If you have a Lucent-based Win Modem (aka LT Win Modem, Apollo or Mars chipset, 164x), you may be able to use Modemsite's 8.02 "Special" V.92 driver and get disconnected on call waiting. See this page.
V.90 Call Waiting Solutions:
If you have call waiting, in most areas, you are able to disable it prior to placing a call by dialing a code (usually *70) before dialing your ISP's number. If a person tries to call you while you are on the net, they will get a busy signal.
If you don't disable call waiting and your modem doesn't disconnect on the call waiting tone, the caller will hear your phone ringing and ringing and ringing.
You might be able to get your modem to disconnect on call waiting tone by lowering the modems disconnect on loss of carrier register. Consult your modem documentation for the register and values. Most modems use S10 for the disconnect on loss of carrier with a value of 7(tenth's of a second); you could try a lower value (down to 1) by adding s10=# in extra settings.

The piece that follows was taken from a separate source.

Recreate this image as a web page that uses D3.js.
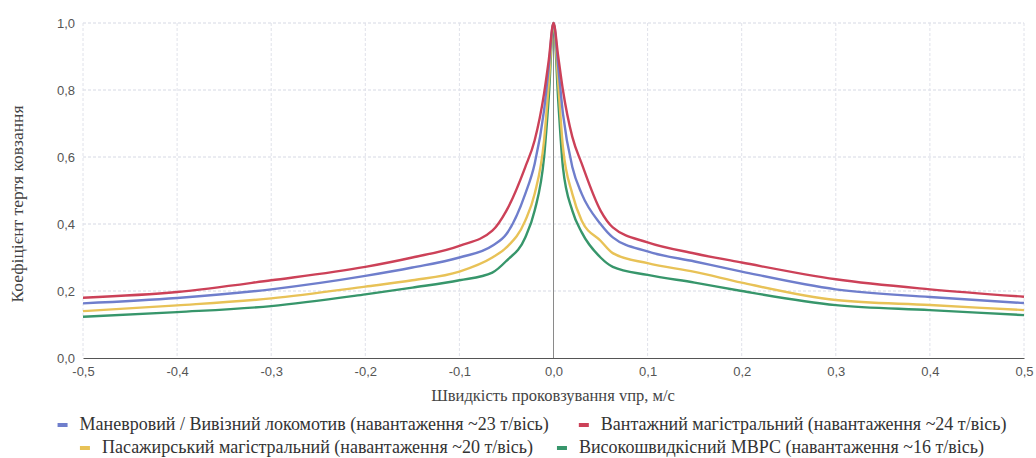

Similarly, if you're getting bumped when a call comes in and you want the modem to stay connected, you would increase the value.
If you absolutely must know when a call-waiting call comes in and don't have V.92 support, and the s10= setting doesn't help, you can always leave the modem speaker ON (m2 in extra settings) which will allow you to hear the modem throughout the connection; if a call-waiting call comes, you will be able to hear the distinct sound of the call-waiting tone and interruption of the modem connection.
Rockwell/Conexant HCF modems: documentation indicates the modem will disconnect on call-waiting tone if you set s10 equal to or greater than 16. (s10=16). The modem must also be set for operation with the US country code. This feature does not work as advertised for most people --- the modem doesn't disconnect even with the s10 setting; although I now do have 1 report that it works as advertised. [See this page for where to put extra settings.]
Call-waiting compatible modems: Before V.92 was introduced, some vendors developed non-standard V.90 call-waiting modems. Actiontec and Zoom made V.90 "call-waiting" modems using a Lucent Venus chipset - these give you a short amount of time to answer the incoming call and optionally switch back to data-mode or disconnect and continue the voice call.
A number of telephone companies, and even third-parties have, or are working on features that eliminate the busy or no answer situation. These solutions may include notification on your screen of a call waiting, and/or forwarding the call to voicemail. One of the solutions available now is Internet Call Manager.